• Your task
Will you output the entries below exactly, skipping every image they contain?

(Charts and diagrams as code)
○ ○ ○ ○

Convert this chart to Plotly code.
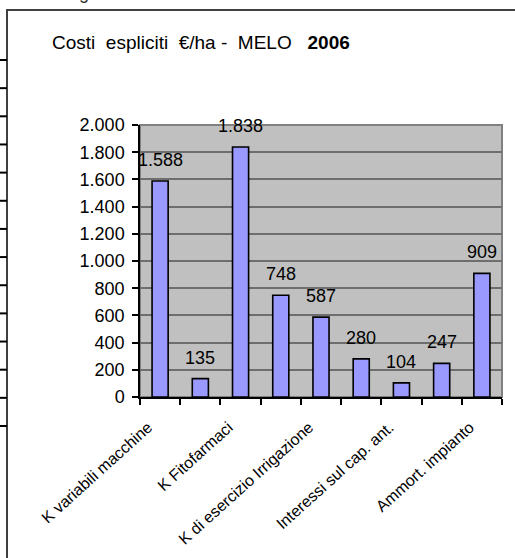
import plotly.graph_objects as go

# ---- data ----
tick_labels = ["K variabili macchine", "", "K Fitofarmaci", "", "K di esercizio Irrigazione",
               "", "Interessi sul cap. ant.", "", "Ammort. impianto"]
values = [1588, 135, 1838, 748, 587, 280, 104, 247, 909]
y_ticks = [0, 200, 400, 600, 800, 1000, 1200, 1400, 1600, 1800, 2000]

positions = list(range(len(values)))
FONT = "Liberation Sans, Arial, sans-serif"

W, H = 515, 558
L, R, T, B = 140, 502, 125, 397  # plot area in px


def px(xp):
    return (xp - L) / (R - L)


def py(yp):
    return (B - yp) / (B - T)


def it_fmt(v):
    return f"{v:,}".replace(",", ".")


fig = go.Figure()
fig.add_trace(go.Bar(
    x=positions, y=values, width=0.4,
    marker=dict(color="#9999FF", line=dict(color="black", width=1.6)),
    hoverinfo="skip", showlegend=False,
))
# invisible helper trace so the label axis is drawn
fig.add_trace(go.Scatter(
    x=positions, y=[0] * len(positions), xaxis="x2", yaxis="y",
    mode="markers", marker=dict(opacity=0), hoverinfo="skip", showlegend=False,
))

annotations = []
for xi, v in zip(positions, values):
    annotations.append(dict(
        x=xi, y=v, xref="x", yref="y", text=it_fmt(v), showarrow=False,
        yanchor="bottom", xanchor="center", yshift=9,
        font=dict(family=FONT, size=18, color="black"),
    ))

annotations.append(dict(
    x=px(50), y=py(43), xref="paper", yref="paper", xanchor="left", yanchor="middle",
    text="Costi\u00a0\u00a0espliciti\u00a0\u00a0€/ha\u00a0-\u00a0\u00a0MELO\u00a0\u00a0\u00a0<b>2006</b>",
    showarrow=False, font=dict(family=FONT, size=19, color="black"),
))
annotations.append(dict(
    x=px(84), y=py(-7), xref="paper", yref="paper", xanchor="center", yanchor="middle",
    text="g", showarrow=False, font=dict(family=FONT, size=18, color="#333"),
))

shapes = []
# plot area border (grey)
shapes.append(dict(type="rect", xref="paper", yref="paper", x0=0, y0=0, x1=1, y1=1,
                   line=dict(color="#808080", width=2), layer="below"))
# outer frame
shapes.append(dict(type="rect", xref="paper", yref="paper",
                   x0=px(7), y0=py(562), x1=px(520), y1=py(10),
                   line=dict(color="#404040", width=2)))
# small ticks on the left edge (background page)
for k in range(14):
    yy = 60 + k * (426 - 60) / 13
    shapes.append(dict(type="line", xref="paper", yref="paper",
                       x0=px(-2), x1=px(7), y0=py(yy), y1=py(yy),
                       line=dict(color="black", width=2)))

fig.update_layout(
    width=W, height=H,
    margin=dict(l=L, r=W - R, t=T, b=H - B, pad=0, autoexpand=False),
    paper_bgcolor="white", plot_bgcolor="#C0C0C0",
    separators=",.",
    font=dict(family=FONT, size=18, color="black"),
    xaxis=dict(
        range=[-0.5, len(values) - 0.5],
        tickvals=[p - 0.5 for p in positions] + [len(values) - 0.5],
        showticklabels=False, ticks="outside", ticklen=6, tickwidth=1.5, tickcolor="black",
        showline=True, linecolor="black", linewidth=1.5, showgrid=False, zeroline=False,
        automargin=False, fixedrange=True,
    ),
    xaxis2=dict(
        overlaying="x", anchor="y", side="bottom",
        range=[-0.5, len(values) - 0.5],
        tickmode="array", tickvals=positions, ticktext=tick_labels,
        tickangle=-42, ticks="", showline=False, showgrid=False, zeroline=False,
        tickfont=dict(family=FONT, size=16, color="black"),
        ticklabelstandoff=17, ticklabelshift=-12,
        automargin=False, fixedrange=True,
    ),
    yaxis=dict(
        range=[0, 2000], tickvals=y_ticks, tickformat=",d",
        ticks="outside", ticklen=6, tickwidth=1.5, tickcolor="black",
        showline=True, linecolor="black", linewidth=1.5,
        showgrid=True, gridcolor="#6e6e6e", gridwidth=1.5, zeroline=False,
        tickfont=dict(family=FONT, size=18, color="black"),
        ticklabelstandoff=4,
        automargin=False, fixedrange=True,
    ),
    annotations=annotations,
    shapes=shapes,
)

fig.write_html("out.html", config={"displayModeBar": False},
               post_script="document.body.style.margin='0';document.body.style.overflow='hidden';")
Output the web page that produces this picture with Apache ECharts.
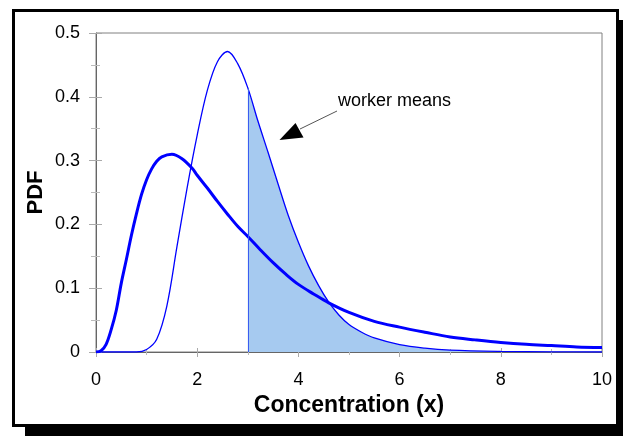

○ ○ ○ ○

• Answer for the task
Convert this chart to Plotly code.
import plotly.graph_objects as go

# ---- data ----
tick_labels = ["K variabili macchine", "", "K Fitofarmaci", "", "K di esercizio Irrigazione",
               "", "Interessi sul cap. ant.", "", "Ammort. impianto"]
values = [1588, 135, 1838, 748, 587, 280, 104, 247, 909]
y_ticks = [0, 200, 400, 600, 800, 1000, 1200, 1400, 1600, 1800, 2000]

positions = list(range(len(values)))
FONT = "Liberation Sans, Arial, sans-serif"

W, H = 515, 558
L, R, T, B = 140, 502, 125, 397  # plot area in px


def px(xp):
    return (xp - L) / (R - L)


def py(yp):
    return (B - yp) / (B - T)


def it_fmt(v):
    return f"{v:,}".replace(",", ".")


fig = go.Figure()
fig.add_trace(go.Bar(
    x=positions, y=values, width=0.4,
    marker=dict(color="#9999FF", line=dict(color="black", width=1.6)),
    hoverinfo="skip", showlegend=False,
))
# invisible helper trace so the label axis is drawn
fig.add_trace(go.Scatter(
    x=positions, y=[0] * len(positions), xaxis="x2", yaxis="y",
    mode="markers", marker=dict(opacity=0), hoverinfo="skip", showlegend=False,
))

annotations = []
for xi, v in zip(positions, values):
    annotations.append(dict(
        x=xi, y=v, xref="x", yref="y", text=it_fmt(v), showarrow=False,
        yanchor="bottom", xanchor="center", yshift=9,
        font=dict(family=FONT, size=18, color="black"),
    ))

annotations.append(dict(
    x=px(50), y=py(43), xref="paper", yref="paper", xanchor="left", yanchor="middle",
    text="Costi\u00a0\u00a0espliciti\u00a0\u00a0€/ha\u00a0-\u00a0\u00a0MELO\u00a0\u00a0\u00a0<b>2006</b>",
    showarrow=False, font=dict(family=FONT, size=19, color="black"),
))
annotations.append(dict(
    x=px(84), y=py(-7), xref="paper", yref="paper", xanchor="center", yanchor="middle",
    text="g", showarrow=False, font=dict(family=FONT, size=18, color="#333"),
))

shapes = []
# plot area border (grey)
shapes.append(dict(type="rect", xref="paper", yref="paper", x0=0, y0=0, x1=1, y1=1,
                   line=dict(color="#808080", width=2), layer="below"))
# outer frame
shapes.append(dict(type="rect", xref="paper", yref="paper",
                   x0=px(7), y0=py(562), x1=px(520), y1=py(10),
                   line=dict(color="#404040", width=2)))
# small ticks on the left edge (background page)
for k in range(14):
    yy = 60 + k * (426 - 60) / 13
    shapes.append(dict(type="line", xref="paper", yref="paper",
                       x0=px(-2), x1=px(7), y0=py(yy), y1=py(yy),
                       line=dict(color="black", width=2)))

fig.update_layout(
    width=W, height=H,
    margin=dict(l=L, r=W - R, t=T, b=H - B, pad=0, autoexpand=False),
    paper_bgcolor="white", plot_bgcolor="#C0C0C0",
    separators=",.",
    font=dict(family=FONT, size=18, color="black"),
    xaxis=dict(
        range=[-0.5, len(values) - 0.5],
        tickvals=[p - 0.5 for p in positions] + [len(values) - 0.5],
        showticklabels=False, ticks="outside", ticklen=6, tickwidth=1.5, tickcolor="black",
        showline=True, linecolor="black", linewidth=1.5, showgrid=False, zeroline=False,
        automargin=False, fixedrange=True,
    ),
    xaxis2=dict(
        overlaying="x", anchor="y", side="bottom",
        range=[-0.5, len(values) - 0.5],
        tickmode="array", tickvals=positions, ticktext=tick_labels,
        tickangle=-42, ticks="", showline=False, showgrid=False, zeroline=False,
        tickfont=dict(family=FONT, size=16, color="black"),
        ticklabelstandoff=17, ticklabelshift=-12,
        automargin=False, fixedrange=True,
    ),
    yaxis=dict(
        range=[0, 2000], tickvals=y_ticks, tickformat=",d",
        ticks="outside", ticklen=6, tickwidth=1.5, tickcolor="black",
        showline=True, linecolor="black", linewidth=1.5,
        showgrid=True, gridcolor="#6e6e6e", gridwidth=1.5, zeroline=False,
        tickfont=dict(family=FONT, size=18, color="black"),
        ticklabelstandoff=4,
        automargin=False, fixedrange=True,
    ),
    annotations=annotations,
    shapes=shapes,
)

fig.write_html("out.html", config={"displayModeBar": False},
               post_script="document.body.style.margin='0';document.body.style.overflow='hidden';")
Output the web page that produces this picture with Apache ECharts.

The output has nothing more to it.